I recently bought a house that already had a (~2 year old) 12ft * 10ft shed in the backyard. Currently the shed just sits on some gravel. I plan on turning the shed into a 2 room sauna/changing room and want to secure it on a more permanent, level foundation. After much thought and research, I think the best approach would be a concrete pier/sonotube foundation. Seems simple enough... but I have a bunch of questions that perhaps someone could help with:

  1. How many and how far apart should the piers be spaced? The shed is currently sitting on 5 4x4 runners running the long way. Am I correct in the assumption that I should have piers supporting each runner? If the shed is 12 feet long - how many rows of 5 piers would I need?

  2. From inside the shed it appears that the floor is slightly sagging on the left side (you can kind of see it in the photo as well). Should I expect that to level out once it's properly supported on piers?

  3. I'm in PA, so I understand that the piers must go below the frost line - however, do I need to pour footings under the piers as well or will a shallow bed of gravel suffice?


  • Do you have a plan for pouring new piers under the floor where the 3 4X4s run under the shed? FWIW, I would place the piers every 4 ft part under each 4X4. If you don't raise the floor to make it flat, it will not happen all by itself.
    – Jack
    Aug 30, 2018 at 6:07
  • @Jack There are 5 4x4s actually, but yes - I plan to move the shed away from where it's standing now, level everything, dig the holes and pour the piers. Then I will raise up the shed onto the piers. 4ft apart would be 4 rows of 5 piers then for a total of 20 - seems like a bit overkill, however, can a 4x4 safely span 6ft unsupported if I only do 3 rows? Regarding the floor - my hope would that once the 4x4's are sitting on level piers it would force it back into shape.
    – Yev
    Aug 30, 2018 at 14:41
  • batsplatsterson has the right idea about the beams below...
    – Jack
    Aug 30, 2018 at 14:53

2 Answers 2


Digging a little deeper and setting the piers on gravel seems to help them heave less, but if you go below the frost line they should be pretty solid.
Digging to that depth by hand is slow work, the first foot is cake, the second foot a little slower, the third foot quite slow, the fourth foot is like digging with a table spoon.

You could support the five 4x4 rails with a post / pier at either end, and one in the middle; that's 15 piers, a lot of work. It will be practically like digging three 10' footers.

You could use six piers, four in the corners, plus one in the middle of the 12' sides, and build three 10' beams on 12' rim joists. That's a manageable amount of digging and building piers but you have to frame the joists / beams and the shed's going to sit higher, you'll need to build a ramp.

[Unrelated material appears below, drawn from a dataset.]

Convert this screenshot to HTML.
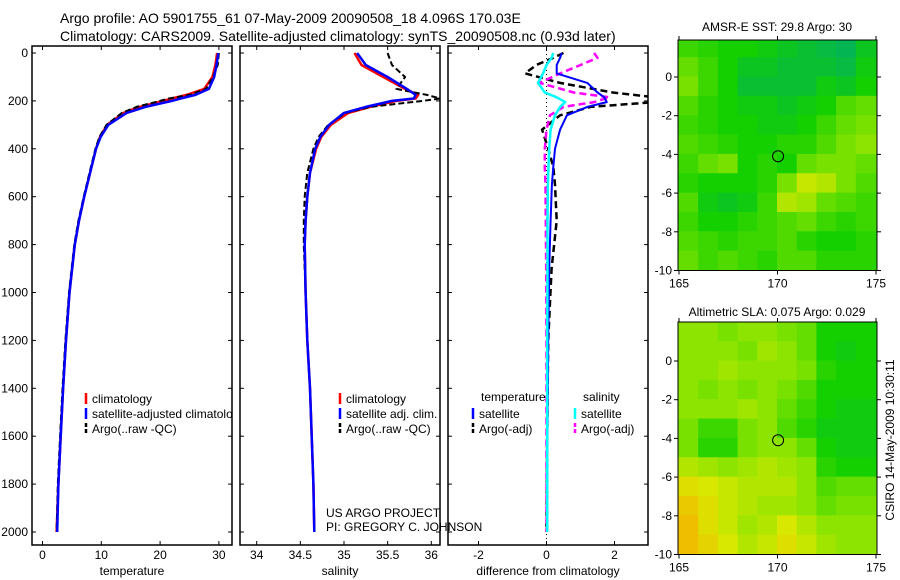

I think because the shed was made to set on a level surface, you're going to be better off pouring a pad.

  • 1
    I agree. Being a shed, the sub-floor design did not need to meet building code standards for strength and support. Putting it on piers without it having been engineered for that is not something I would do. I'd pour a slab for it. You didn't ask, but in my opinion this is a poor choice for a sauna. The exterior walls are usually press board and not likely to hold up under heat and excess water vapor. But it's your shed...
    – JRaef
    Aug 30, 2018 at 20:08
  • @J.Raefield the exterior walls are T1-11 which from my understanding is similar construction to plywood.
    – Yev
    Aug 31, 2018 at 5:11
  • @batsplatsterson what size lumber should I use for the 10' beams and 12' rim joists?
    – Yev
    Aug 31, 2018 at 5:24
  • @yev - I am getting 3-ply 2x8's to span 10' for the beams, so 2x8's for the rim joist. The rim joists would not be doubled, the beams are carrying the weight, the 4x4's rest on the beams. The rim joists kind of just hold the beams in place. Aug 31, 2018 at 9:41

If i was doing it. Jack it up were you can get logs or rollers, under to pull out of way. Dig or have hole dug ,pour a footing. Then add block wall.Have trenches also for ...water and electric. fill in with back fill. Form on the outside 4 to 5 inch slab. let it set up. Then pull back on to slab , 4x4 on slab ,the are not going to bounce sag solid . Drill into slab anchor shed. As you pour fill block cells . I think trying to dig tubes,, then setting shed it is going to be tough and shed broken. plus joist under sized still have to fix that... hope this helps.